En el texto hablamos de las avalanchas. De que cuando dejas una capa frágil, sin curar, lo más probable es que todo se desmorone y se nos venga encima. Las heridas mal cerradas… son mal asunto
Cuenta Mayorga que ellos no comparten esa visión del teatro como lugar donde uno defiende una posición, sino que quieren construir “una experiencia poética que se extienda a la experiencia de cada espectador: su conciencia, su memoria, su sensibilidad”. “Lo que nos rodea tapa cosas. Y eso nos impide recordar que aquí [bajo la sala de ensayos La Ventana, en Urgel] estaba la cárcel de Carabanchel, y este es un espacio de dolor, pero también oculta que mi abuela Vicenta vivía aquí al lado y, cuando empezaron a entrar las tropas, agarró a sus hijos y se fue, cruzó el puente para lo que ellos llamaban Madrid, porque Carabanchel no era Madrid”, esboza.
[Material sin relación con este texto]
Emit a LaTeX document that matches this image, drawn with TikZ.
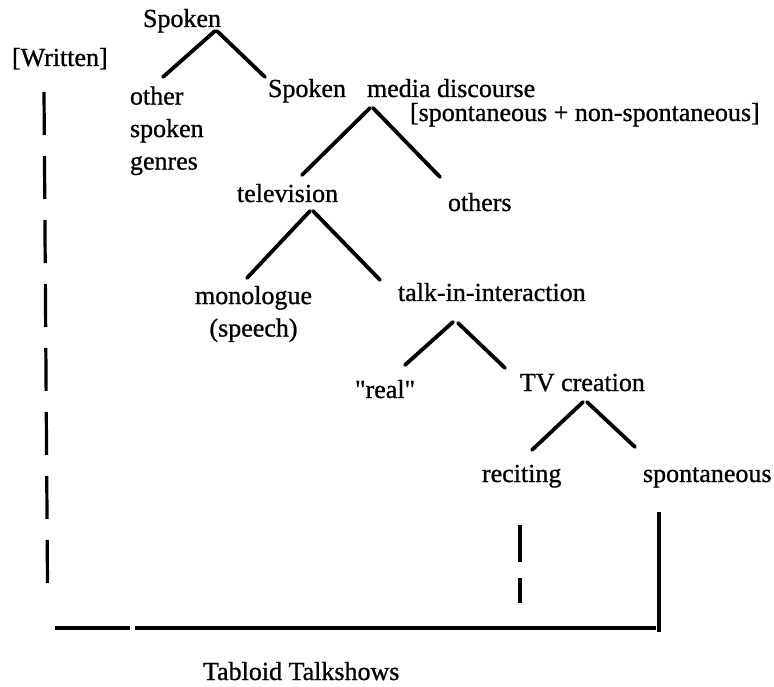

La memoria es costosa, subraya. Es difícil, como la nieve de las avalanchas. Exige preguntarse, detenerse. “Posiblemente, hay espectadores que tienen algún familiar en alguna cuneta y otros que tienen su propia Alba [la hija de los protagonistas] en casa, o sus propios mundos reprimidos”, continúa. “El nuestro es un proyecto de hacer memoria, como el de la niña y el abuelo. Y, en particular, el nacionalsocialismo es un proyecto de olvido, no sólo un proyecto de exterminio, de que no quede rastro de nadie, sino también de que no quede memoria. La pequeña fuerza de la cría y el abuelo es su capacidad de mirar, escoger y representar”.
Función desnuda: sólo dos actores elocuentes, una mesa, un par de sillas, y la inteligencia del público. “El verdadero acto político es confiar en el espectador”.